Transcendental meditation reduces high blood pressure
People with hypertension may find relief from Transcendental Meditation, per a definitive new meta-analysis of 107 published studies on stress reduction programs and high blood pressure. The Transcendental Meditation technique produces a statistically significant reduction in hypertension that is not found with other forms of relaxation, meditation, biofeedback, or stress management. Blood pressure changes for the Transcendental Meditation technique included average reductions of 5.0 points on systolic blood pressure and 2.8 on diastolic blood pressure, which were statistically significant, per the review.
Indian plant may be an effective ulcer treatment
A research team at the Central Food Technological Research Institute, in Mysore, India, has demonstrated the effectiveness of a novel multi-step ulcer preventive activity. The treatment uses a novel phenol-bound pectic polysaccharide from Decalepis hamiltonii, a plant species found in abundance in India, to treat multiple complications encountered during ulcers. The researchers concluded that a bioactive polysaccharide from swallow root, exhibited multi-potent free radical scavenging antioxidant and gastric mucosal protective activities. Swallow root has been shown to be non-toxic, as opposed to other known anti-ulcer drugs.
Diabetes affecting Indians in abnormal numbers
The silent killer disease “diabetes” is getting menacing day by day. Due to stressful lifestyle and changing food habits, 240 million people worldwide are living with diabetes. Nearly 40.9 million of these individuals are Indians and the number is expected to grow to 380 million by next 20 years. Alarmingly, Type 1 diabetes is growing at an increasing rate among pre-school children, which can interfere with the normal developmental tasks, even for a child, which includes succeeding in school and his transition to adulthood.

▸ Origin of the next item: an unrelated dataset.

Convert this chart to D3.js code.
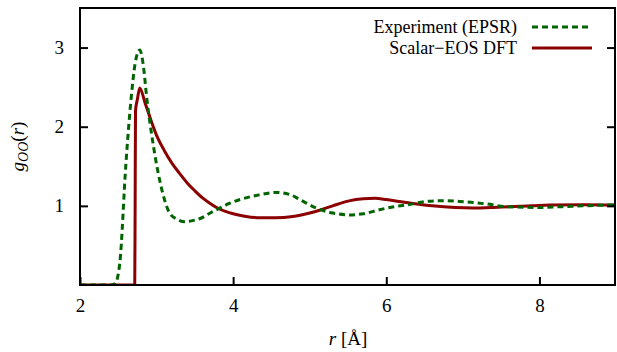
<!DOCTYPE html>
<html><head><meta charset="utf-8">
<script src="https://cdn.jsdelivr.net/npm/d3@7"></script>
<style>body{margin:0;background:#fff}svg{display:block}svg text{font-family:"Liberation Serif","Times New Roman",Times,"DejaVu Serif","Noto Serif",serif !important;fill:#000}</style>
</head><body><svg id="c" width="617" height="352"></svg>
<script>
const seriesNames = ["Experiment (EPSR)", "Scalar\u2212EOS DFT"];
const xTicks = [2, 4, 6, 8];
const yTicks = [1, 2, 3];
const expR = [2.0, 2.40, 2.46, 2.52, 2.60, 2.67, 2.72, 2.78, 2.83, 2.87, 2.96, 3.07, 3.17, 3.27, 3.37, 3.50, 3.57, 3.70, 3.78, 3.95, 4.09, 4.30, 4.57, 4.75, 4.87, 5.09, 5.30, 5.52, 5.70, 5.91, 6.10, 6.26, 6.52, 6.75, 6.96, 7.30, 7.57, 8.0, 8.3, 8.56, 8.95, 9.0];
const expG = [0, 0, 0.02, 0.28, 1.54, 2.38, 2.80, 2.97, 2.75, 2.38, 1.75, 1.20, 0.91, 0.83, 0.80, 0.82, 0.84, 0.91, 0.95, 1.03, 1.08, 1.13, 1.17, 1.14, 1.08, 0.97, 0.91, 0.886, 0.90, 0.95, 0.99, 1.01, 1.055, 1.065, 1.055, 1.025, 0.99, 0.98, 0.99, 1.0, 1.01, 1.01];
const dftR = [2.0, 2.715, 2.72, 2.725, 2.75, 2.78, 2.85, 2.92, 3.0, 3.1, 3.2, 3.3, 3.4, 3.5, 3.6, 3.7, 3.8, 3.9, 4.0, 4.15, 4.35, 4.55, 4.78, 5.0, 5.13, 5.3, 5.5, 5.7, 5.85, 6.0, 6.17, 6.35, 6.6, 6.9, 7.13, 7.4, 7.6, 7.9, 8.13, 8.6, 9.0];
const dftG = [0, 0, 1.0, 2.2, 2.35, 2.49, 2.30, 2.10, 1.89, 1.70, 1.54, 1.41, 1.29, 1.19, 1.10, 1.03, 0.97, 0.93, 0.90, 0.87, 0.85, 0.85, 0.865, 0.91, 0.945, 1.0, 1.06, 1.09, 1.095, 1.08, 1.055, 1.03, 1.0, 0.978, 0.972, 0.98, 0.99, 1.0, 1.01, 1.015, 1.01];

const svg = d3.select("#c");
const L = 80, R = 616, T = 8, B = 285;
const x = d3.scaleLinear().domain([2, 9]).range([L, R]);
const y = d3.scaleLinear().domain([0, 3.5]).range([B, T]);

svg.append("defs").append("clipPath").attr("id","pc").append("rect")
  .attr("x", L).attr("y", T).attr("width", R - L).attr("height", B - T);

const line = d3.line().x(d => x(d[0])).y(d => y(d[1])).curve(d3.curveMonotoneX);
const g = svg.append("g").attr("clip-path", "url(#pc)");
g.append("path").datum(dftR.map((r, i) => [r, dftG[i]])).attr("d", line)
  .attr("fill", "none").attr("stroke", "#8b0000").attr("stroke-width", 3);
g.append("path").datum(expR.map((r, i) => [r, expG[i]])).attr("d", line)
  .attr("fill", "none").attr("stroke", "#006400").attr("stroke-width", 3).attr("stroke-dasharray", "6,4");

// frame
svg.append("rect").attr("x", L).attr("y", T).attr("width", R - L - 1).attr("height", B - T)
  .attr("fill", "none").attr("stroke", "#000").attr("stroke-width", 2);

const fam = "Liberation Serif";
const xa = svg.append("g").attr("transform", `translate(0,${B})`)
  .call(d3.axisBottom(x).tickValues(xTicks).tickSizeInner(-8).tickSizeOuter(0).tickPadding(14).tickFormat(d3.format("d")));
xa.attr("font-family", fam).attr("font-size", 19);
xa.select(".domain").remove();
xa.selectAll("line").attr("stroke-width", 2);

const ya = svg.append("g").attr("transform", `translate(${L},0)`)
  .call(d3.axisLeft(y).tickValues(yTicks).tickSizeInner(-8).tickSizeOuter(0).tickPadding(16).tickFormat(d3.format("d")));
ya.attr("font-family", fam).attr("font-size", 19);
ya.select(".domain").remove();
ya.selectAll("line").attr("stroke-width", 2);

const yr = svg.append("g").attr("transform", `translate(${R - 1},0)`)
  .call(d3.axisRight(y).tickValues(yTicks).tickSizeInner(-8).tickSizeOuter(0).tickFormat(""));
yr.select(".domain").remove();
yr.selectAll("line").attr("stroke-width", 2);

const xl = svg.append("text").attr("x", (L + R) / 2).attr("y", 345).attr("text-anchor", "middle").attr("font-size", 19);
xl.append("tspan").attr("font-style", "italic").text("r");
xl.append("tspan").text(" [Å]");

const yl = svg.append("text").attr("transform", `translate(24,${(T + B) / 2}) rotate(-90)`).attr("text-anchor", "middle").attr("font-size", 19);
yl.append("tspan").attr("font-style", "italic").text("g");
yl.append("tspan").attr("font-style", "italic").attr("font-size", 14).attr("dy", 4).text("OO");
yl.append("tspan").attr("dy", -4).text("(");
yl.append("tspan").attr("font-style", "italic").text("r");
yl.append("tspan").text(")");

const legY = [27, 48];
const legColors = ["#006400", "#8b0000"];
seriesNames.forEach((n, i) => {
  svg.append("text").attr("x", 517).attr("y", legY[i] + 6).attr("text-anchor", "end").attr("font-size", 18).text(n);
  const l = svg.append("line").attr("x1", 532).attr("x2", 592).attr("y1", legY[i]).attr("y2", legY[i])
    .attr("stroke", legColors[i]).attr("stroke-width", 3);
  if (i === 0) l.attr("stroke-dasharray", "6,4");
});
</script></body></html>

Yoga and the brain’s reaction to pain
A new study has revealed that the Indian form of meditation, Vipassana, may reduce the brain’s reaction to pain and increase tolerance, which helps in leading a life without stress. The study by assistant professor of medicine at the University of Pittsburgh, Natalia Morone, tracked the effect of Vipassana or mindfulness meditation on chronic lower back pain in people above 65 years old. The trial found that several of those who participated in an eight-week mindfulness meditation program had significantly greater pain acceptance and physical function. Increasingly, doctors in the US are recommending meditation for pain treatment, and some of the nation’s top hospitals, including Stanford, Duke, and NYU Medical Center, now offer meditation programs to patients suffering from pain.
Pan, the after dinner delight can be deadly
Betel leaves and India are almost synonymous, but it can be fatal for the health! Betel leaves or pan, as it is known, can be carcinogenic and terrible for the teeth. At the same time, it can harbor the potentially fatal salmonella bacteria, which can cause typhoid, abdominal pain, diarrhea, nausea, and even vomiting.
According to the World Health Organization (WHO), salmonella is a genus of bacteria that are a major cause of food-borne illness throughout the world and spread through contaminated food and water. Recently, a study by researchers at the National Salmonella Centre at the Indian Veterinary Research Institute in Uttar Pradesh, found salmonella bacteria in betel leaves. It is found in pan, as the shopkeepers keep the betel leaves soaked for long hours in water that may be infected. The bacterium commonly causes typhoid and urgent medical assistance must be provided to the patient; otherwise it may lead to gastrointestinal bleeding and multiple organ failure that can prove fatal.